We knew that the Cameron Peak fire had flared up with the winds in recent days, that’s why we hoped the gusts stayed isolated along I-80. Nature didn’t pay much attention to our hopes. Our progress down the winding highway brought the monster into view. The pyrocumulus cloud towered into the atmosphere. It was a dragon with matches loose on the landscape, its tail began in the forest and its smoking head stretched out over the eastern plains.
We sat in near silence in the presence of what was now the largest wildfire in Colorado history, my eyes flicked back and forth from the billowing smoke cloud to the road. When we merged onto Interstate 25, the haze and smoke pervaded much further south than I would’ve expected. When we were safely home and I checked my phone, I discovered another fire had ignited in Boulder County, mere miles from Protect Our Winters’ headquarters. The CalWood Fire quickly became the largest in county history.
Saturday night, I snuck off into Boulder to get a glimpse of the fire from a distance. I arrived at Gunbarrel Hill intending to snap a few photos, but also to reflect.
jumpMy family returned to Colorado in part because we’d been away for three weeks, but, most importantly, because our ballots were waiting in our mailbox. The 2020 election is the most critical of our lifetime, and the fate of our public lands, our health and our safety rely on its outcome.
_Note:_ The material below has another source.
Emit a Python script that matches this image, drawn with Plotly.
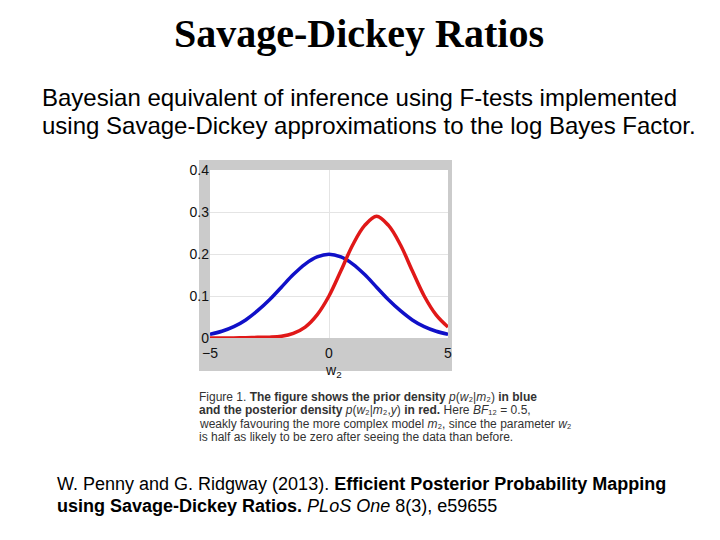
import plotly.graph_objects as go

# ---- data ----
w2 = [-5, -4.5, -4, -3.5, -3, -2.5, -2, -1.5, -1, -0.5, 0, 0.5, 1, 1.5, 2, 2.5, 3, 3.5, 4, 4.5, 5]
prior = [0.009, 0.016, 0.027, 0.043, 0.065, 0.091, 0.121, 0.151, 0.176, 0.193, 0.1995,
         0.193, 0.176, 0.151, 0.121, 0.091, 0.065, 0.043, 0.027, 0.016, 0.009]
posterior = [0.0, 0.0, 0.0002, 0.0008, 0.0015, 0.002, 0.004, 0.011, 0.026, 0.055, 0.100,
             0.160, 0.222, 0.268, 0.290, 0.268, 0.222, 0.160, 0.100, 0.055, 0.026]
x_ticks = [-5, 0, 5]
y_ticks = [0, 0.1, 0.2, 0.3, 0.4]
y_tick_text = ["0", "0.1", "0.2", "0.3", "0.4"]

W, H = 720, 540
L, R, T, B = 210, 448, 170, 338


def px(x):
    return (x - L) / (R - L)


def py(y):
    return (B - y) / (B - T)


fig = go.Figure()
fig.add_trace(go.Scatter(x=w2, y=prior, mode="lines", line=dict(color="#1010c8", width=3.5, shape="spline"),
                         showlegend=False))
fig.add_trace(go.Scatter(x=w2, y=posterior, mode="lines", line=dict(color="#e01818", width=3.5, shape="spline"),
                         showlegend=False))

shapes = [
    dict(type="rect", xref="paper", yref="paper", x0=px(199), x1=px(452), y0=py(371), y1=py(160),
         fillcolor="#cbcbcb", line=dict(width=0), layer="below"),
    dict(type="rect", xref="paper", yref="paper", x0=0, x1=1, y0=0, y1=1,
         fillcolor="white", line=dict(width=0), layer="below"),
]

ann = []
ann.append(dict(text="<b>Savage-Dickey Ratios</b>", x=px(359), y=py(33), xref="paper", yref="paper",
                showarrow=False, xanchor="center", yanchor="middle",
                font=dict(family="Liberation Serif", size=40, color="black")))
for i, line in enumerate(["Bayesian equivalent of inference using F-tests implemented",
                          "using Savage-Dickey approximations to the log Bayes Factor."]):
    ann.append(dict(text=line, x=px(40), y=py(97 + 28 * i), xref="paper", yref="paper",
                    showarrow=False, xanchor="left", yanchor="middle",
                    font=dict(family="Liberation Sans", size=24, color="black")))
# axis label w2
ann.append(dict(text="w<sub>2</sub>", x=px(333), y=py(360), xref="paper", yref="paper",
                showarrow=False, xanchor="center", yanchor="top",
                font=dict(family="Liberation Sans", size=14, color="#111")))
cap = [
    "Figure 1. <b>The figure shows the prior density</b> <i>p</i>(<i>w</i>₂|<i>m</i>₂) <b>in blue</b>",
    "<b>and the posterior density</b> <i>p</i>(<i>w</i>₂|<i>m</i>₂,<i>y</i>) <b>in red.</b> Here <i>BF</i>₁₂ = 0.5,",
    "weakly favouring the more complex model <i>m</i>₂, since the parameter <i>w</i>₂",
    "is half as likely to be zero after seeing the data than before.",
]
for i, line in enumerate(cap):
    ann.append(dict(text=line, x=px(197), y=py(397 + 13.4 * i), xref="paper", yref="paper",
                    showarrow=False, xanchor="left", yanchor="middle",
                    font=dict(family="Liberation Sans", size=12, color="#333333")))
cit = [
    "W. Penny and G. Ridgway (2013). <b>Efficient Posterior Probability Mapping</b>",
    "<b>using Savage-Dickey Ratios.</b> <i>PLoS One</i> 8(3), e59655",
]
for i, line in enumerate(cit):
    ann.append(dict(text=line, x=px(55), y=py(484 + 22 * i), xref="paper", yref="paper",
                    showarrow=False, xanchor="left", yanchor="middle",
                    font=dict(family="Liberation Sans", size=18, color="black")))

fig.update_layout(
    width=W, height=H,
    margin=dict(l=L, r=W - R, t=T, b=H - B, pad=0),
    paper_bgcolor="white", plot_bgcolor="white",
    shapes=shapes, annotations=ann,
    xaxis=dict(range=[-5, 5], tickvals=x_ticks, ticks="", showgrid=True, gridcolor="#e4e4e4",
               zeroline=False, showline=False, ticklabelstandoff=5,
               tickfont=dict(family="Liberation Sans", size=14, color="#111")),
    yaxis=dict(range=[0, 0.4], tickvals=y_ticks, ticktext=y_tick_text, ticks="", showgrid=True,
               gridcolor="#e4e4e4", zeroline=False, showline=False,
               tickfont=dict(family="Liberation Sans", size=14, color="#111")),
)

fig.write_html("out.html")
Watching orbs of orange flames and blue and red emergency responder lights pulsate on the hillside above Boulder in the black of night just 16 days before the election was surreal. The tangible consequences of human-caused climate change were evident in the scene before me. Trails that I’ve ridden countless times on the bike that clung to my car hours prior were burning. An outdoor community that I’ve lived in and explored for years was caught in the throes of pre-evacuation, smoke and flames.
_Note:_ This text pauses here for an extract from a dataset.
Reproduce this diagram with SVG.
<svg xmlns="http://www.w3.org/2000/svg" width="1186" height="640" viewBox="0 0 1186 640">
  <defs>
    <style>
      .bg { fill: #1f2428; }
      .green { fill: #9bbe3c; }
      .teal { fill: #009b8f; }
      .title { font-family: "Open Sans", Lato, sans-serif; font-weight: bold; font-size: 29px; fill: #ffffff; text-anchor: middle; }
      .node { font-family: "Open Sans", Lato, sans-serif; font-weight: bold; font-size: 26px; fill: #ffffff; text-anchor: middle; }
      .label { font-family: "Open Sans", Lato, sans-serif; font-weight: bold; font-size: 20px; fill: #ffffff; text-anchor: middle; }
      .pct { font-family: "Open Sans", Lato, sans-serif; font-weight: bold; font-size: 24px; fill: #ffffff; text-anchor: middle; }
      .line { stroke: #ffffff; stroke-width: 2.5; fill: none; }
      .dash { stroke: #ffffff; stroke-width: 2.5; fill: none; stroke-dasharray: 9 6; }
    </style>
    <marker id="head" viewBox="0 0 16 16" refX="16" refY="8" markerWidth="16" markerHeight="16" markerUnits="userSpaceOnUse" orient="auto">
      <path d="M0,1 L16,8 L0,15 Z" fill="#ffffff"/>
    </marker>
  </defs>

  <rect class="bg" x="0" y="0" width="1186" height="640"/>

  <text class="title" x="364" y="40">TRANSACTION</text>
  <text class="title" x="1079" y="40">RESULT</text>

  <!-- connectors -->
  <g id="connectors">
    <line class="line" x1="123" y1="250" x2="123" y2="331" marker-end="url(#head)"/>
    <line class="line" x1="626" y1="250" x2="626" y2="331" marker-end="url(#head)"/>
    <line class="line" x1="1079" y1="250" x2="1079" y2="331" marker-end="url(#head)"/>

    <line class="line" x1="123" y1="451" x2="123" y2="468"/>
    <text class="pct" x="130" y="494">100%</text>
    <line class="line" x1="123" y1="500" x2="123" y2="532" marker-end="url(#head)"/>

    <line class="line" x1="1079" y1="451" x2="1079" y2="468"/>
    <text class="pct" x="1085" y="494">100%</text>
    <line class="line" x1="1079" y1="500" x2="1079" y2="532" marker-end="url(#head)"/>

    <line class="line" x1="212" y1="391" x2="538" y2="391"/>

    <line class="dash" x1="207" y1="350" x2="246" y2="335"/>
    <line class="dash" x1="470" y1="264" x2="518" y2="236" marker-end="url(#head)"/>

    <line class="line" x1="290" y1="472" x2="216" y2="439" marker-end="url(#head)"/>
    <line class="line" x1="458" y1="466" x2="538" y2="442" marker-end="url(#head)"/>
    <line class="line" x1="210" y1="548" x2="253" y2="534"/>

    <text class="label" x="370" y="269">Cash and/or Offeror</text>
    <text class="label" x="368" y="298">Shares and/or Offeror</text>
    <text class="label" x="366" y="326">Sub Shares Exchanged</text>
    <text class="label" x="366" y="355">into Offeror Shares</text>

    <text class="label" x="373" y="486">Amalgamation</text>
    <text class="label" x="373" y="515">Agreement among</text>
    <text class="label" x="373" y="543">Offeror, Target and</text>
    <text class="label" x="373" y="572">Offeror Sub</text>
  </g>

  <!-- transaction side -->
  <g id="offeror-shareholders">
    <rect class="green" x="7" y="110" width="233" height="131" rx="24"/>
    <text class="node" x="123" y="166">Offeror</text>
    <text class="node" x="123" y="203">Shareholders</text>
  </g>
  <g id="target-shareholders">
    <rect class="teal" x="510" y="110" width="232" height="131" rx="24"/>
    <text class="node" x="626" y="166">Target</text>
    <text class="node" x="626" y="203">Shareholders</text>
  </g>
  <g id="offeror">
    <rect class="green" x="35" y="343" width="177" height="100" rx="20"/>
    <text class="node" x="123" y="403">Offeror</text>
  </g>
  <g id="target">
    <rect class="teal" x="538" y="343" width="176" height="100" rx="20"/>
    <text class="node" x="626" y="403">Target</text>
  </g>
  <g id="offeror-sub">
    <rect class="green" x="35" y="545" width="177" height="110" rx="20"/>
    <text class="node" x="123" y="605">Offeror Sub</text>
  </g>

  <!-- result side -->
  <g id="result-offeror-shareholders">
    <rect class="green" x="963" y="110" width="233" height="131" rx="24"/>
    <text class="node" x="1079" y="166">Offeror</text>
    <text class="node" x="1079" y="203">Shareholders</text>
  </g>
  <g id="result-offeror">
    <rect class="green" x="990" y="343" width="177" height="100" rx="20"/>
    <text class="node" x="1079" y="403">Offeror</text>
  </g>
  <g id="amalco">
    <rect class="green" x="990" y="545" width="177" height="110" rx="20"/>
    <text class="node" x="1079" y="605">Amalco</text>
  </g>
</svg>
The 2020 fire season had already painted a terrifying picture of the impacts of the warming climate. The total acreage burned in California shattered records in 2020. And the Pine Gulch and Grizzly Creek fires in Colorado had covered the state in haze and spread the scent of campfire hundreds of miles. But, now, in October, a month when the threat of fire is usually low, fires continued to erupt and now marched on the doorstep of the Front Range Urban Corridor. On October 20, the US Forest Service closed all national forest land in Clear Creek, Jefferson, Gilpin, Boulder and Larimer counties, spaces coveted by outdoor recreationists on the Front Range, due to multiple fires. On October 21, the East Troublesome Fire in Grand County erupted, growing over 100,000 acres in a single day, and made its way into the mountain hamlet of Grand Lake, causing mass evacuations, property loss and a full closure of nearby Rocky Mountain National Park. On October 22, the fire continued its march eastward, jumping the 13,000-foot peaks of the Continental Divide and burning through the third-most visited national park in the country, causing a full evacuation of Estes Park.
The current blazing crises provide full proof that America’s public lands are on the ballot in 2020. The majority of the country’s public lands are spread out across the west, where wildfire is prevalent each and every summer.
With 50 million members in its ranks, the skiers, snowboarders, mountain bikers, climbers, runners and hikers that make up the Outdoor State have the power to spark significant change by using their voices and votes this fall. Showing up for our public lands is the first step toward extinguishing a scorching climate future.